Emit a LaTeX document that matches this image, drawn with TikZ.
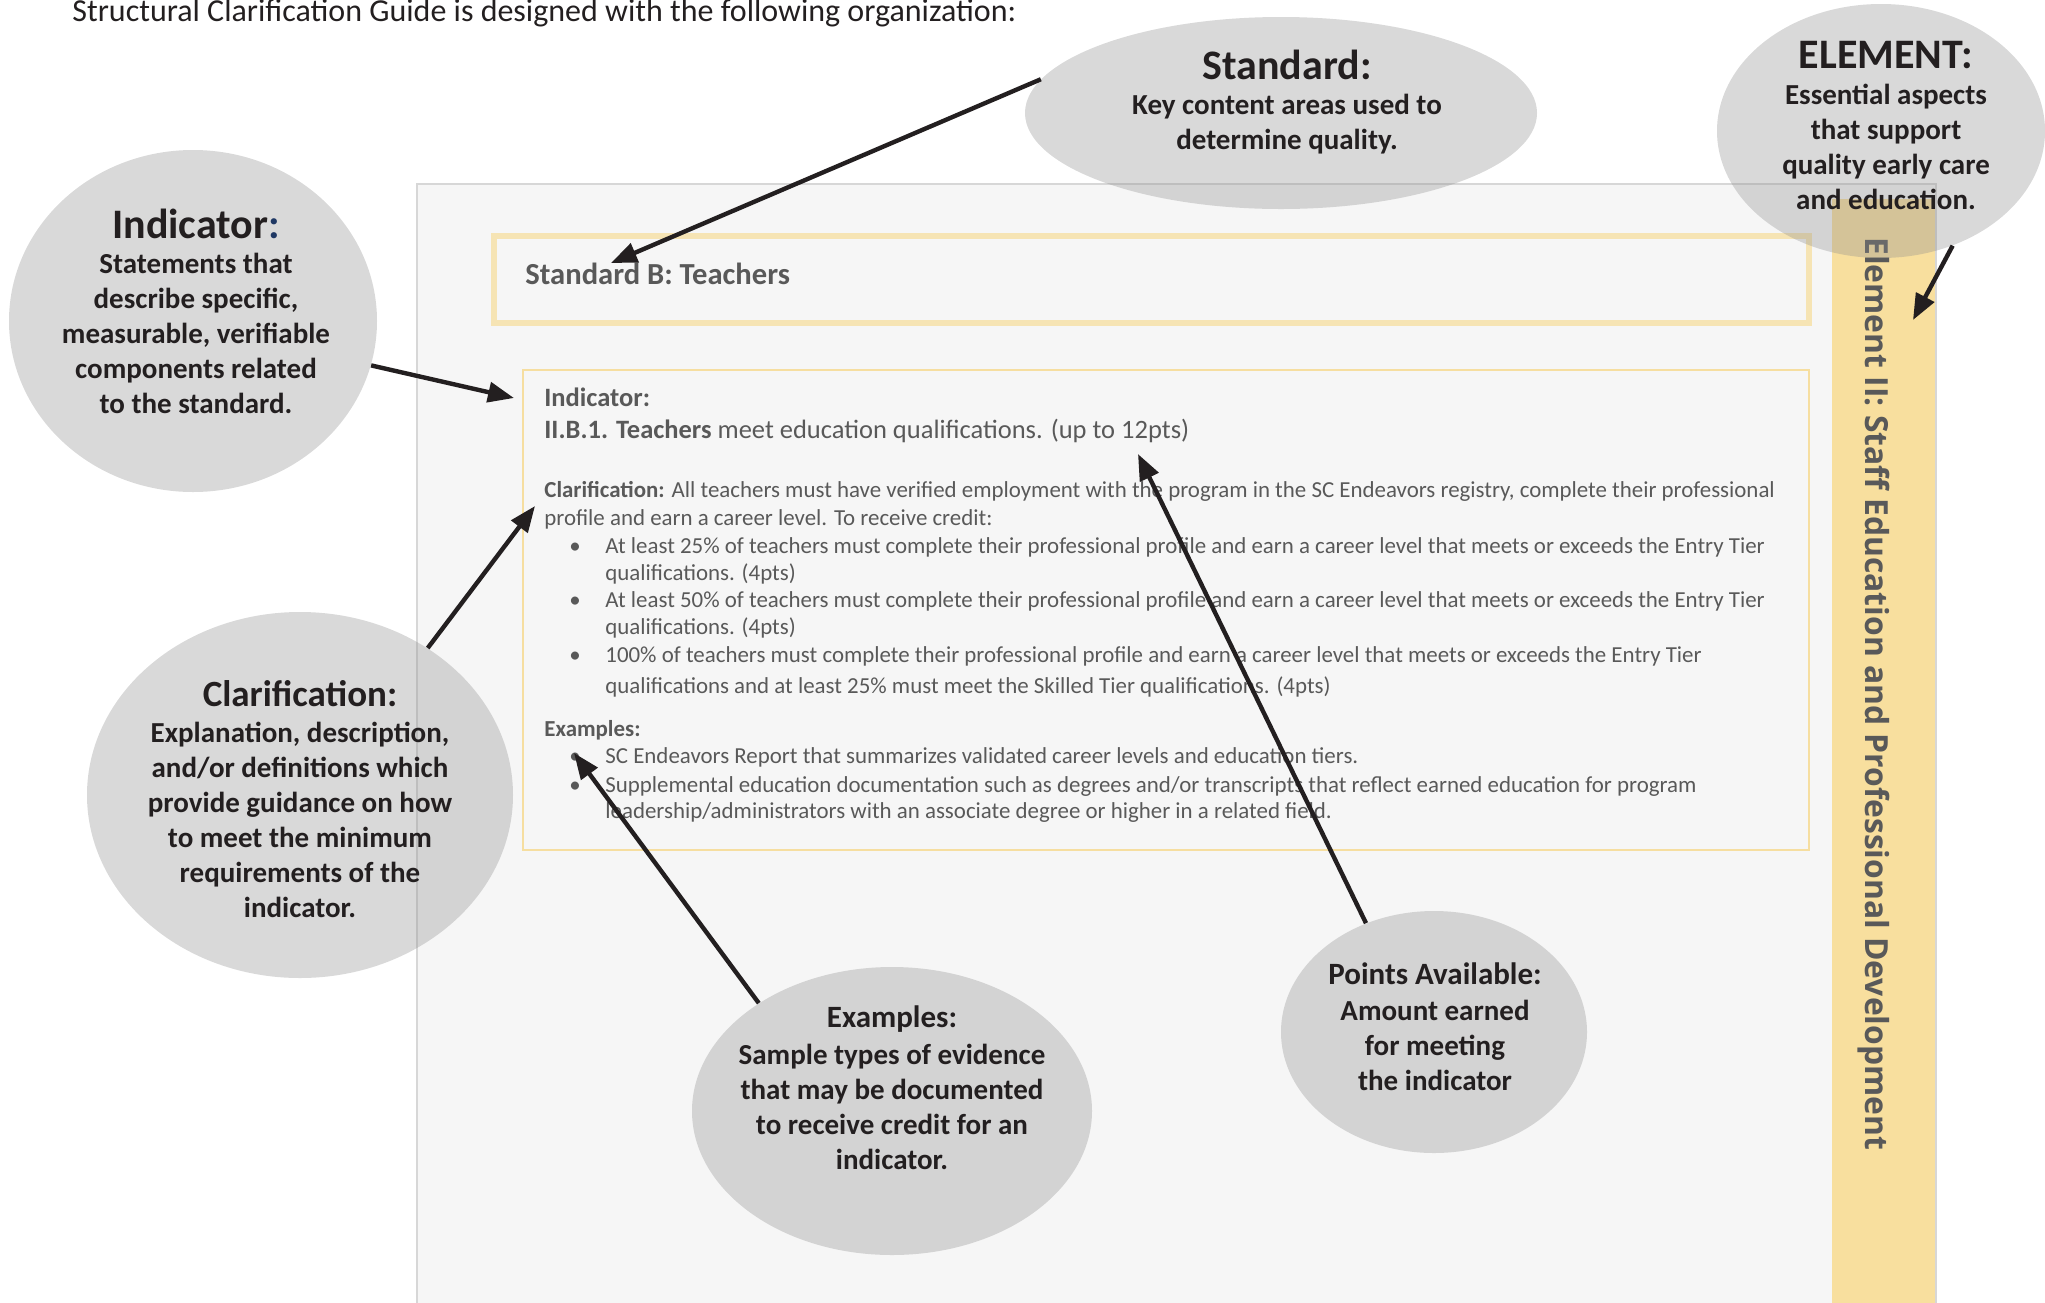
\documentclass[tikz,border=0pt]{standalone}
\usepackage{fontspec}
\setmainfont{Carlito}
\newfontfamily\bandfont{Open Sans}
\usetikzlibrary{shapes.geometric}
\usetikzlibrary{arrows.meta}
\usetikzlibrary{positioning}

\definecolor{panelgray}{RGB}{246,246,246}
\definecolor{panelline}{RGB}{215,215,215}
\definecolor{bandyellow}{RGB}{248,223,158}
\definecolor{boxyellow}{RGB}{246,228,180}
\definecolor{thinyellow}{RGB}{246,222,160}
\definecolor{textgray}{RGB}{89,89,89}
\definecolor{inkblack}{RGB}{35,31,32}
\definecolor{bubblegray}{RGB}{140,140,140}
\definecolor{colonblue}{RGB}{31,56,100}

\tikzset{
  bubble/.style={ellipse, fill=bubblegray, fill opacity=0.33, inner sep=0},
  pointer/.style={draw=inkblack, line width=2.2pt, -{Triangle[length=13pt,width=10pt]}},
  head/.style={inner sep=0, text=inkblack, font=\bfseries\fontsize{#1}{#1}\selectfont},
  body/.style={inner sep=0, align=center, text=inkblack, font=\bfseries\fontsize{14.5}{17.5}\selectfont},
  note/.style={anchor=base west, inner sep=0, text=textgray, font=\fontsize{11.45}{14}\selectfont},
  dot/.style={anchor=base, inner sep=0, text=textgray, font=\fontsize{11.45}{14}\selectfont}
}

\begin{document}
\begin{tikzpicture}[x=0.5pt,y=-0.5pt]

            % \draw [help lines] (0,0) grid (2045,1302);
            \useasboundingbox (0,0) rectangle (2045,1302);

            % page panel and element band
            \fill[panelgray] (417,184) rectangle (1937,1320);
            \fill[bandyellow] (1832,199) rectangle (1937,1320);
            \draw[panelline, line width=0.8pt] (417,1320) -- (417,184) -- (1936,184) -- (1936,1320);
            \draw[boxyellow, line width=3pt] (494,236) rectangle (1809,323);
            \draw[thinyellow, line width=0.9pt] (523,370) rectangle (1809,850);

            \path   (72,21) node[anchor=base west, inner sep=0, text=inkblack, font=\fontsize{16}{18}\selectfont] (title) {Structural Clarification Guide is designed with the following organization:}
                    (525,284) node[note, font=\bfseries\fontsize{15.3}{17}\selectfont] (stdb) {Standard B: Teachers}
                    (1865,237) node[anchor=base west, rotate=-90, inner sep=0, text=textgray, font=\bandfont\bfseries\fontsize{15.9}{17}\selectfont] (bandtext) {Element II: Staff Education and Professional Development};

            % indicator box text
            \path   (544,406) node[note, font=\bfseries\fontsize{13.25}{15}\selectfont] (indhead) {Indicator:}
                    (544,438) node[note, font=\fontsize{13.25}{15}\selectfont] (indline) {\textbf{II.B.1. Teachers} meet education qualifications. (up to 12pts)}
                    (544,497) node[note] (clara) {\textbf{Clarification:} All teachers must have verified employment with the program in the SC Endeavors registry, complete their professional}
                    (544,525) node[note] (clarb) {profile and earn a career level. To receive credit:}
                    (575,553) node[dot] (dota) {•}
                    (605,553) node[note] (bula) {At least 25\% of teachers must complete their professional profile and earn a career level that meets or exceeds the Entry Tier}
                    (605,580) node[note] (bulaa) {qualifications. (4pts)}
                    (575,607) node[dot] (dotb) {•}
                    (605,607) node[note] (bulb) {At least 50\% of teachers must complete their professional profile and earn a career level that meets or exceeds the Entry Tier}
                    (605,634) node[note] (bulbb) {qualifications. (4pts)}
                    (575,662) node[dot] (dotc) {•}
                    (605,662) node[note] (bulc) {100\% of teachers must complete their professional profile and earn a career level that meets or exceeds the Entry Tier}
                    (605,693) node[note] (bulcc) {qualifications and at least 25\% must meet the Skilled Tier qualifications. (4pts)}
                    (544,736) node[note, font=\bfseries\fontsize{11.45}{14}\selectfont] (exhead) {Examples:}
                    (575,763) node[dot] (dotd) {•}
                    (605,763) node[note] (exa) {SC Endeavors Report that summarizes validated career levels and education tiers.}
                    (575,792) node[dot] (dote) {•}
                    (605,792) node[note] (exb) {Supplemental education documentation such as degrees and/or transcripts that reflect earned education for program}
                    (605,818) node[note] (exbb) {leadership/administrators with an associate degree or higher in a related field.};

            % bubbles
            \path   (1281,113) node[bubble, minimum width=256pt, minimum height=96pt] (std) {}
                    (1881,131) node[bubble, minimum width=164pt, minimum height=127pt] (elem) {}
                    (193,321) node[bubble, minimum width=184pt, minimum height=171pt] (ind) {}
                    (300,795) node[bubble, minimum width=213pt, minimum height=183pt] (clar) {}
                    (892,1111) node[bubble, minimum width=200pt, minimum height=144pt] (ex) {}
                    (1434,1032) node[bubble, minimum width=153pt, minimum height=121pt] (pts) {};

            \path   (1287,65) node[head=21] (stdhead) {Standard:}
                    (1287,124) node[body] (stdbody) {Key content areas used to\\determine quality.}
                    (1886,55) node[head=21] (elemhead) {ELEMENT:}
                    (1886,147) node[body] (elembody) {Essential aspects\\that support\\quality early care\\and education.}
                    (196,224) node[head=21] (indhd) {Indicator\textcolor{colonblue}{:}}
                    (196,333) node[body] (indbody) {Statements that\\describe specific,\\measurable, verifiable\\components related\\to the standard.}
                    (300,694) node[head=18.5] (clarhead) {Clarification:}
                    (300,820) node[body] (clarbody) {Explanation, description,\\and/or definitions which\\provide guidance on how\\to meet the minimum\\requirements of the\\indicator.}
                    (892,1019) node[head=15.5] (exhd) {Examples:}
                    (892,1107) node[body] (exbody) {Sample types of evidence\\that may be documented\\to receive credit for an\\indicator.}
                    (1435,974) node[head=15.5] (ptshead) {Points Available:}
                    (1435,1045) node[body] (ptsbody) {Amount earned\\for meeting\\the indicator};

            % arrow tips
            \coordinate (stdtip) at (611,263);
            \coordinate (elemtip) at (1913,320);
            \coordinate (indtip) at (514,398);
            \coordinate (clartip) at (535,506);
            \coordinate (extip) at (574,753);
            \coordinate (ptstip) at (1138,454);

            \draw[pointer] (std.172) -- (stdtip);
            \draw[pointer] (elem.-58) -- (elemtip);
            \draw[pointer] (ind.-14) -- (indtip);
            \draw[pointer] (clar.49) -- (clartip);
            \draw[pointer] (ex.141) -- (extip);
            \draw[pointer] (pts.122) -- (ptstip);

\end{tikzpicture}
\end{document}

※

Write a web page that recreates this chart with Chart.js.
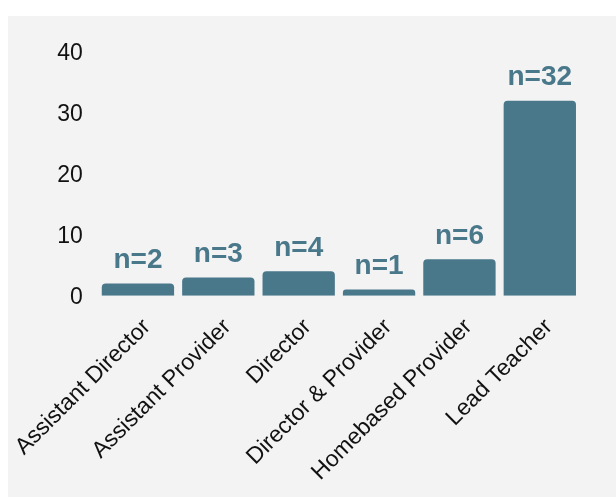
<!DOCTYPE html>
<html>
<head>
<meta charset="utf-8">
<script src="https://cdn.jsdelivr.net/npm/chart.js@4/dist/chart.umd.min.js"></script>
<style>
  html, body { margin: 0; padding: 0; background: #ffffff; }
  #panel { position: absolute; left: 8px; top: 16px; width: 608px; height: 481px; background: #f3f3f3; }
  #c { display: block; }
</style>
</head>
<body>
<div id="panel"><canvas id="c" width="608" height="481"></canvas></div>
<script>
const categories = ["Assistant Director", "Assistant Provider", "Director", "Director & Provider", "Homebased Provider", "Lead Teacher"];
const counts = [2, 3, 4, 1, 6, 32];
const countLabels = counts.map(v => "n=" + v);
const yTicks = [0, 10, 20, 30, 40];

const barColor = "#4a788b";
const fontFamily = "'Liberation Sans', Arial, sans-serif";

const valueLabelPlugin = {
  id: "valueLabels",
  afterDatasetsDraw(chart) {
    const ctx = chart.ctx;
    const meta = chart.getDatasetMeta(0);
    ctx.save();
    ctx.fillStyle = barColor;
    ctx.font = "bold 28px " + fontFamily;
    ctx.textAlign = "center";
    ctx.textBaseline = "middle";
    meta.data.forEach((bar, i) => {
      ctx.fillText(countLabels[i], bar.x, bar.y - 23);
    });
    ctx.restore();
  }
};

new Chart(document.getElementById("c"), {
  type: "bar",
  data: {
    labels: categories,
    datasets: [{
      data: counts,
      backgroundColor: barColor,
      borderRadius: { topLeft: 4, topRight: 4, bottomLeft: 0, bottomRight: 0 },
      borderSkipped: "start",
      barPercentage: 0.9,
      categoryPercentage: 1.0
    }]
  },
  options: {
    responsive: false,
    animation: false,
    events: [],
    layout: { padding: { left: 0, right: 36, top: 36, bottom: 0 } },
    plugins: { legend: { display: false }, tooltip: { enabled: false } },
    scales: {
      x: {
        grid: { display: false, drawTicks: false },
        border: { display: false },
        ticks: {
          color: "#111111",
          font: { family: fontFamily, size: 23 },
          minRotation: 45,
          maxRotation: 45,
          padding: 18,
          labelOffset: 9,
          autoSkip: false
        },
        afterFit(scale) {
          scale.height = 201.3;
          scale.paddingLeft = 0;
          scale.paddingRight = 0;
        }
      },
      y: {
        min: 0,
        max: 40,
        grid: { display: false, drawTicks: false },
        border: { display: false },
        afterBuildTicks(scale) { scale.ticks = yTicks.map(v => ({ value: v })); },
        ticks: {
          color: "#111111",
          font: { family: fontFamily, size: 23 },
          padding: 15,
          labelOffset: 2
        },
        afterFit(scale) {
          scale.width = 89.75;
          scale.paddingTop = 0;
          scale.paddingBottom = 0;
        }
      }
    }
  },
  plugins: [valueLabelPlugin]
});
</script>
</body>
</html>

※

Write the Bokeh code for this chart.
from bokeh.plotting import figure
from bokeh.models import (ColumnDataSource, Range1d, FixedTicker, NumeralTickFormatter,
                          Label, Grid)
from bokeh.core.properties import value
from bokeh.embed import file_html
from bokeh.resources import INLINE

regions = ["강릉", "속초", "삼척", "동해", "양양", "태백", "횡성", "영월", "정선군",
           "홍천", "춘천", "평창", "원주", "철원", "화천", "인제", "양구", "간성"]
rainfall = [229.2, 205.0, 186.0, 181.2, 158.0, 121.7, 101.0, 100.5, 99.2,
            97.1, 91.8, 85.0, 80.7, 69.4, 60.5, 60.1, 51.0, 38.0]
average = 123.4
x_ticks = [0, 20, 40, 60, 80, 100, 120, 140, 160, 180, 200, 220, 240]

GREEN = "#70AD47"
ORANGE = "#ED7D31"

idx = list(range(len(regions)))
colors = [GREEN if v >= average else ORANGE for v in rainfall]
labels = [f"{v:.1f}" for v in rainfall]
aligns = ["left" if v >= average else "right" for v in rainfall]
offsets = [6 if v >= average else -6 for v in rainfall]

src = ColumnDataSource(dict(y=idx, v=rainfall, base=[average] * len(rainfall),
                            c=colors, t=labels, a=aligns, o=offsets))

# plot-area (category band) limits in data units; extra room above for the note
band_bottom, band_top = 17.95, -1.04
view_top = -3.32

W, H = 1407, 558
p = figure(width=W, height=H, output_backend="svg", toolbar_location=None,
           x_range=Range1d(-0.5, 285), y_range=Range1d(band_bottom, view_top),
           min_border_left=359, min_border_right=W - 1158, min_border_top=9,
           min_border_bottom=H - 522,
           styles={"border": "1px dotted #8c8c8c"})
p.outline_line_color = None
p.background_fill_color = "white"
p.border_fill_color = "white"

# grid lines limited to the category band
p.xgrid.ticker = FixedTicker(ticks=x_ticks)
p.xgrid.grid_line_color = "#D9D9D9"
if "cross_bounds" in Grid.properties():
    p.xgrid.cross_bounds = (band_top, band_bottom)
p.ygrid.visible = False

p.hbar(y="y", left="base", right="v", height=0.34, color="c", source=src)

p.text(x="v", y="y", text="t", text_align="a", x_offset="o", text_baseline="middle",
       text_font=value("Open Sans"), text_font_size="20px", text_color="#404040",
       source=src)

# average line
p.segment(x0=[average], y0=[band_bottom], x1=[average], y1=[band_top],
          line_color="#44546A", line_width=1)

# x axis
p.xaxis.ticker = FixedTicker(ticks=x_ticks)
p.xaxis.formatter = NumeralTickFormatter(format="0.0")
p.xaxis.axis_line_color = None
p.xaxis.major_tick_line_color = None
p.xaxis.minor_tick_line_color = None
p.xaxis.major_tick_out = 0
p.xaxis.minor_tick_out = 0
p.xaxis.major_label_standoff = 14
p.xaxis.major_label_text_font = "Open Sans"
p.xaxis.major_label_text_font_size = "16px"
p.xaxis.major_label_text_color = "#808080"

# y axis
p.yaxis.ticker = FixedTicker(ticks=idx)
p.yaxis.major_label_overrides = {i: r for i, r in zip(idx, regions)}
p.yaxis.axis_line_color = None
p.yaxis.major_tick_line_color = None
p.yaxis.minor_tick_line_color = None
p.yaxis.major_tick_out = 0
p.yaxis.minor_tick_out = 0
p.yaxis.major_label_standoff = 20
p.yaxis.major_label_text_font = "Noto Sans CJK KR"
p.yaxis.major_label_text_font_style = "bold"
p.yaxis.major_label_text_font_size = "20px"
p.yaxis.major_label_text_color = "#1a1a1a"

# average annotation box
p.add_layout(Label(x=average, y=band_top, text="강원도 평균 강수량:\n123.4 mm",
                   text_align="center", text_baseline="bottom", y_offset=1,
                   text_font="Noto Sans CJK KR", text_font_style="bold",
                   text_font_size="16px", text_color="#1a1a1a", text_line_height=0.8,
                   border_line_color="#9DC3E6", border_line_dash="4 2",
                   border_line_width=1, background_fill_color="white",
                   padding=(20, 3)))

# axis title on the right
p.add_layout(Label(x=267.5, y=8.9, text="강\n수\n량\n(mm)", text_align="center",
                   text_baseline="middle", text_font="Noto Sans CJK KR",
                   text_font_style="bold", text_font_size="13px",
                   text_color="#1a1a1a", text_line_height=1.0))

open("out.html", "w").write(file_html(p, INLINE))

※

TASK DIRECTIONS: Print out, exactly and with nothing added, the lines starting at the line holding "Emit a LaTeX" and ending at the line holding "(523,370) rectangle (1809,850);", minus any pictures.

RESULT OF THIS EXERCISE:
Emit a LaTeX document that matches this image, drawn with TikZ.
\documentclass[tikz,border=0pt]{standalone}
\usepackage{fontspec}
\setmainfont{Carlito}
\newfontfamily\bandfont{Open Sans}
\usetikzlibrary{shapes.geometric}
\usetikzlibrary{arrows.meta}
\usetikzlibrary{positioning}

\definecolor{panelgray}{RGB}{246,246,246}
\definecolor{panelline}{RGB}{215,215,215}
\definecolor{bandyellow}{RGB}{248,223,158}
\definecolor{boxyellow}{RGB}{246,228,180}
\definecolor{thinyellow}{RGB}{246,222,160}
\definecolor{textgray}{RGB}{89,89,89}
\definecolor{inkblack}{RGB}{35,31,32}
\definecolor{bubblegray}{RGB}{140,140,140}
\definecolor{colonblue}{RGB}{31,56,100}

\tikzset{
  bubble/.style={ellipse, fill=bubblegray, fill opacity=0.33, inner sep=0},
  pointer/.style={draw=inkblack, line width=2.2pt, -{Triangle[length=13pt,width=10pt]}},
  head/.style={inner sep=0, text=inkblack, font=\bfseries\fontsize{#1}{#1}\selectfont},
  body/.style={inner sep=0, align=center, text=inkblack, font=\bfseries\fontsize{14.5}{17.5}\selectfont},
  note/.style={anchor=base west, inner sep=0, text=textgray, font=\fontsize{11.45}{14}\selectfont},
  dot/.style={anchor=base, inner sep=0, text=textgray, font=\fontsize{11.45}{14}\selectfont}
}

\begin{document}
\begin{tikzpicture}[x=0.5pt,y=-0.5pt]

            % \draw [help lines] (0,0) grid (2045,1302);
            \useasboundingbox (0,0) rectangle (2045,1302);

            % page panel and element band
            \fill[panelgray] (417,184) rectangle (1937,1320);
            \fill[bandyellow] (1832,199) rectangle (1937,1320);
            \draw[panelline, line width=0.8pt] (417,1320) -- (417,184) -- (1936,184) -- (1936,1320);
            \draw[boxyellow, line width=3pt] (494,236) rectangle (1809,323);
            \draw[thinyellow, line width=0.9pt] (523,370) rectangle (1809,850);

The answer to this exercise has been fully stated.